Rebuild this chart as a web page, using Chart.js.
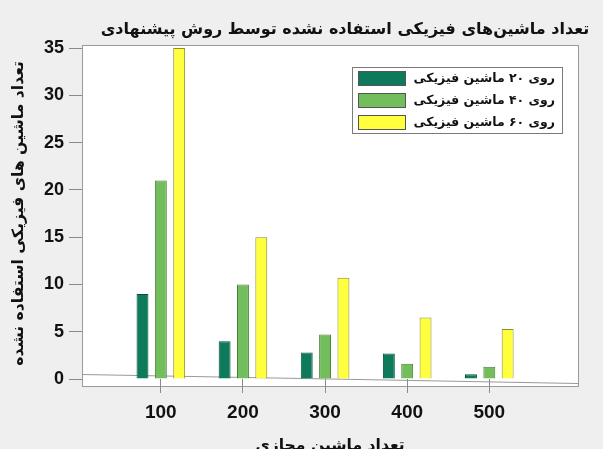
<!DOCTYPE html>
<html>
<head>
<meta charset="utf-8">
<script src="https://cdn.jsdelivr.net/npm/chart.js@4.4.1/dist/chart.umd.min.js"></script>
<style>
  html, body { margin: 0; padding: 0; background: #efefef; }
  #wrap { width: 603px; height: 449px; }
</style>
</head>
<body>
<div id="wrap"><canvas id="unusedChart" width="603" height="449"></canvas></div>
<script>
// داده‌ها
var vmCounts = [100, 200, 300, 400, 500];
var on20 = [9, 4, 2.8, 2.7, 0.5];
var on40 = [21, 10, 4.7, 1.6, 1.3];
var on60 = [35, 15, 10.7, 6.5, 5.3];
var seriesLabels = ['روی ۲۰ ماشین فیزیکی', 'روی ۴۰ ماشین فیزیکی', 'روی ۶۰ ماشین فیزیکی'];
var yTicks = [0, 5, 10, 15, 20, 25, 30, 35];

var chartTitle = 'تعداد ماشین‌های فیزیکی استفاده نشده توسط روش پیشنهادی';
var yTitle = 'تعداد ماشین های فیزیکی استفاده نشده';
var xTitle = 'تعداد ماشین مجازی';

var faFont = '"DejaVu Sans", sans-serif';
var numFont = '"Liberation Sans", Arial, sans-serif';

// اندازه قلم را طوری پیدا کن که متن در عرض داده شده جا شود
var measureCtx = document.createElement('canvas').getContext('2d');
function fitSize(text, width, maxSize) {
    measureCtx.font = 'bold 20px ' + faFont;
    var w = measureCtx.measureText(text).width;
    return Math.min(maxSize, Math.floor(20 * width / w * 10) / 10);
}
var titleSize = fitSize(chartTitle, 490, 18);
var legendSize = fitSize(seriesLabels[0], 142, 16);
var yTitleSize = fitSize(yTitle, 306, 18);
var xTitleSize = fitSize(xTitle, 150, 18);

function points(values) {
    return values.map(function(v, i) { return { x: vmCounts[i], y: v }; });
}

// پس‌زمینه، قاب ناحیه رسم، عنوان و راهنما
var framePlugin = {
    id: 'frame',
    beforeDraw: function(chart) {
        var ctx = chart.ctx, a = chart.chartArea;
        ctx.save();
        ctx.fillStyle = '#ffffff';
        ctx.fillRect(a.left, a.top - 3, a.right - a.left, a.bottom - a.top + 10);
        ctx.strokeStyle = '#9a9a9a';
        ctx.lineWidth = 1;
        ctx.strokeRect(a.left + 0.5, a.top - 2.5, a.right - a.left, a.bottom - a.top + 10);
        ctx.beginPath();
        ctx.moveTo(a.left, a.bottom - 4.5);
        ctx.lineTo(a.right, a.bottom + 4.5);
        ctx.stroke();
        ctx.restore();
    },
    afterDraw: function(chart) {
        var ctx = chart.ctx, a = chart.chartArea;
        ctx.save();
        ctx.fillStyle = '#111';
        ctx.font = 'bold ' + titleSize + 'px ' + faFont;
        ctx.textAlign = 'center';
        ctx.textBaseline = 'middle';
        ctx.direction = 'rtl';
        ctx.fillText(chartTitle, 345, 30);

        var bx = a.right - 226, by = a.top + 19, bw = 210, bh = 66;
        ctx.fillStyle = '#ffffff';
        ctx.fillRect(bx, by, bw, bh);
        ctx.strokeStyle = '#7a7a7a';
        ctx.strokeRect(bx + 0.5, by + 0.5, bw, bh);
        ctx.font = 'bold ' + legendSize + 'px ' + faFont;
        ctx.textAlign = 'right';
        chart.data.datasets.forEach(function(ds, i) {
            var cy = by + 11 + i * 22;
            ctx.fillStyle = ds.backgroundColor;
            ctx.fillRect(bx + 6, cy - 7, 47, 14);
            ctx.strokeStyle = '#555';
            ctx.strokeRect(bx + 6.5, cy - 6.5, 47, 14);
            ctx.fillStyle = '#111';
            ctx.fillText(ds.label, bx + bw - 7, cy + 1);
        });
        ctx.restore();
    }
};

var dsStyle = [
    { bg: '#0c7a5b', border: '#0a4f3c' },
    { bg: '#72bd5c', border: '#4c7c38' },
    { bg: '#ffff3d', border: '#8d8d2c' }
];

new Chart(document.getElementById('unusedChart'), {
    type: 'bar',
    data: {
        datasets: [on20, on40, on60].map(function(vals, i) {
            return {
                label: seriesLabels[i],
                data: points(vals),
                backgroundColor: dsStyle[i].bg,
                borderColor: dsStyle[i].border,
                borderWidth: 1,
                categoryPercentage: 0.67,
                barPercentage: 0.65
            };
        })
    },
    options: {
        responsive: false,
        animation: false,
        layout: { padding: { left: 0, right: 25, top: 48, bottom: 0 } },
        plugins: {
            legend: { display: false },
            title: { display: false },
            tooltip: { enabled: false }
        },
        scales: {
            x: {
                type: 'linear',
                offset: false,
                min: 4,
                max: 608,
                afterBuildTicks: function(scale) {
                    scale.ticks = vmCounts.map(function(v) { return { value: v }; });
                },
                afterFit: function(scale) { scale.height = 70; },
                grid: { offset: false, drawOnChartArea: false, drawTicks: true, tickLength: 14, color: '#8a8a8a' },
                border: { display: false },
                ticks: {
                    color: '#111',
                    padding: 8,
                    maxRotation: 0,
                    font: { family: numFont, size: 19, weight: 'bold' },
                    callback: function(v) { return String(v); }
                },
                title: {
                    display: true,
                    text: xTitle,
                    color: '#111',
                    font: { family: faFont, size: xTitleSize, weight: 'bold' },
                    padding: { top: 0, bottom: -6 }
                }
            },
            y: {
                min: 0,
                max: 35,
                afterBuildTicks: function(scale) {
                    scale.ticks = yTicks.map(function(v) { return { value: v }; });
                },
                afterFit: function(scale) { scale.width = 82; },
                grid: { drawOnChartArea: false, drawTicks: true, tickLength: 13, color: '#8a8a8a' },
                border: { display: true, color: '#9a9a9a' },
                ticks: {
                    color: '#111',
                    padding: 5,
                    font: { family: numFont, size: 18, weight: 'bold' }
                },
                title: {
                    display: true,
                    text: yTitle,
                    color: '#111',
                    font: { family: faFont, size: yTitleSize, weight: 'bold' },
                    padding: { top: 10, bottom: 0 }
                }
            }
        }
    },
    plugins: [framePlugin]
});
</script>
</body>
</html>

## EXERCISE DIRECTIONS
The data above needs to be retyped exactly, with the images left out.

## SOLUTION
Rebuild this chart as a web page, using Chart.js.
<!DOCTYPE html>
<html>
<head>
<meta charset="utf-8">
<script src="https://cdn.jsdelivr.net/npm/chart.js@4.4.1/dist/chart.umd.min.js"></script>
<style>
  html, body { margin: 0; padding: 0; background: #efefef; }
  #wrap { width: 603px; height: 449px; }
</style>
</head>
<body>
<div id="wrap"><canvas id="unusedChart" width="603" height="449"></canvas></div>
<script>
// داده‌ها
var vmCounts = [100, 200, 300, 400, 500];
var on20 = [9, 4, 2.8, 2.7, 0.5];
var on40 = [21, 10, 4.7, 1.6, 1.3];
var on60 = [35, 15, 10.7, 6.5, 5.3];
var seriesLabels = ['روی ۲۰ ماشین فیزیکی', 'روی ۴۰ ماشین فیزیکی', 'روی ۶۰ ماشین فیزیکی'];
var yTicks = [0, 5, 10, 15, 20, 25, 30, 35];

var chartTitle = 'تعداد ماشین‌های فیزیکی استفاده نشده توسط روش پیشنهادی';
var yTitle = 'تعداد ماشین های فیزیکی استفاده نشده';
var xTitle = 'تعداد ماشین مجازی';

var faFont = '"DejaVu Sans", sans-serif';
var numFont = '"Liberation Sans", Arial, sans-serif';

// اندازه قلم را طوری پیدا کن که متن در عرض داده شده جا شود
var measureCtx = document.createElement('canvas').getContext('2d');
function fitSize(text, width, maxSize) {
    measureCtx.font = 'bold 20px ' + faFont;
    var w = measureCtx.measureText(text).width;
    return Math.min(maxSize, Math.floor(20 * width / w * 10) / 10);
}
var titleSize = fitSize(chartTitle, 490, 18);
var legendSize = fitSize(seriesLabels[0], 142, 16);
var yTitleSize = fitSize(yTitle, 306, 18);
var xTitleSize = fitSize(xTitle, 150, 18);

function points(values) {
    return values.map(function(v, i) { return { x: vmCounts[i], y: v }; });
}

// پس‌زمینه، قاب ناحیه رسم، عنوان و راهنما
var framePlugin = {
    id: 'frame',
    beforeDraw: function(chart) {
        var ctx = chart.ctx, a = chart.chartArea;
        ctx.save();
        ctx.fillStyle = '#ffffff';
        ctx.fillRect(a.left, a.top - 3, a.right - a.left, a.bottom - a.top + 10);
        ctx.strokeStyle = '#9a9a9a';
        ctx.lineWidth = 1;
        ctx.strokeRect(a.left + 0.5, a.top - 2.5, a.right - a.left, a.bottom - a.top + 10);
        ctx.beginPath();
        ctx.moveTo(a.left, a.bottom - 4.5);
        ctx.lineTo(a.right, a.bottom + 4.5);
        ctx.stroke();
        ctx.restore();
    },
    afterDraw: function(chart) {
        var ctx = chart.ctx, a = chart.chartArea;
        ctx.save();
        ctx.fillStyle = '#111';
        ctx.font = 'bold ' + titleSize + 'px ' + faFont;
        ctx.textAlign = 'center';
        ctx.textBaseline = 'middle';
        ctx.direction = 'rtl';
        ctx.fillText(chartTitle, 345, 30);

        var bx = a.right - 226, by = a.top + 19, bw = 210, bh = 66;
        ctx.fillStyle = '#ffffff';
        ctx.fillRect(bx, by, bw, bh);
        ctx.strokeStyle = '#7a7a7a';
        ctx.strokeRect(bx + 0.5, by + 0.5, bw, bh);
        ctx.font = 'bold ' + legendSize + 'px ' + faFont;
        ctx.textAlign = 'right';
        chart.data.datasets.forEach(function(ds, i) {
            var cy = by + 11 + i * 22;
            ctx.fillStyle = ds.backgroundColor;
            ctx.fillRect(bx + 6, cy - 7, 47, 14);
            ctx.strokeStyle = '#555';
            ctx.strokeRect(bx + 6.5, cy - 6.5, 47, 14);
            ctx.fillStyle = '#111';
            ctx.fillText(ds.label, bx + bw - 7, cy + 1);
        });
        ctx.restore();
    }
};

var dsStyle = [
    { bg: '#0c7a5b', border: '#0a4f3c' },
    { bg: '#72bd5c', border: '#4c7c38' },
    { bg: '#ffff3d', border: '#8d8d2c' }
];

new Chart(document.getElementById('unusedChart'), {
    type: 'bar',
    data: {
        datasets: [on20, on40, on60].map(function(vals, i) {
            return {
                label: seriesLabels[i],
                data: points(vals),
                backgroundColor: dsStyle[i].bg,
                borderColor: dsStyle[i].border,
                borderWidth: 1,
                categoryPercentage: 0.67,
                barPercentage: 0.65
            };
        })
    },
    options: {
        responsive: false,
        animation: false,
        layout: { padding: { left: 0, right: 25, top: 48, bottom: 0 } },
        plugins: {
            legend: { display: false },
            title: { display: false },
            tooltip: { enabled: false }
        },
        scales: {
            x: {
                type: 'linear',
                offset: false,
                min: 4,
                max: 608,
                afterBuildTicks: function(scale) {
                    scale.ticks = vmCounts.map(function(v) { return { value: v }; });
                },
                afterFit: function(scale) { scale.height = 70; },
                grid: { offset: false, drawOnChartArea: false, drawTicks: true, tickLength: 14, color: '#8a8a8a' },
                border: { display: false },
                ticks: {
                    color: '#111',
                    padding: 8,
                    maxRotation: 0,
                    font: { family: numFont, size: 19, weight: 'bold' },
                    callback: function(v) { return String(v); }
                },
                title: {
                    display: true,
                    text: xTitle,
                    color: '#111',
                    font: { family: faFont, size: xTitleSize, weight: 'bold' },
                    padding: { top: 0, bottom: -6 }
                }
            },
            y: {
                min: 0,
                max: 35,
                afterBuildTicks: function(scale) {
                    scale.ticks = yTicks.map(function(v) { return { value: v }; });
                },
                afterFit: function(scale) { scale.width = 82; },
                grid: { drawOnChartArea: false, drawTicks: true, tickLength: 13, color: '#8a8a8a' },
                border: { display: true, color: '#9a9a9a' },
                ticks: {
                    color: '#111',
                    padding: 5,
                    font: { family: numFont, size: 18, weight: 'bold' }
                },
                title: {
                    display: true,
                    text: yTitle,
                    color: '#111',
                    font: { family: faFont, size: yTitleSize, weight: 'bold' },
                    padding: { top: 10, bottom: 0 }
                }
            }
        }
    },
    plugins: [framePlugin]
});
</script>
</body>
</html>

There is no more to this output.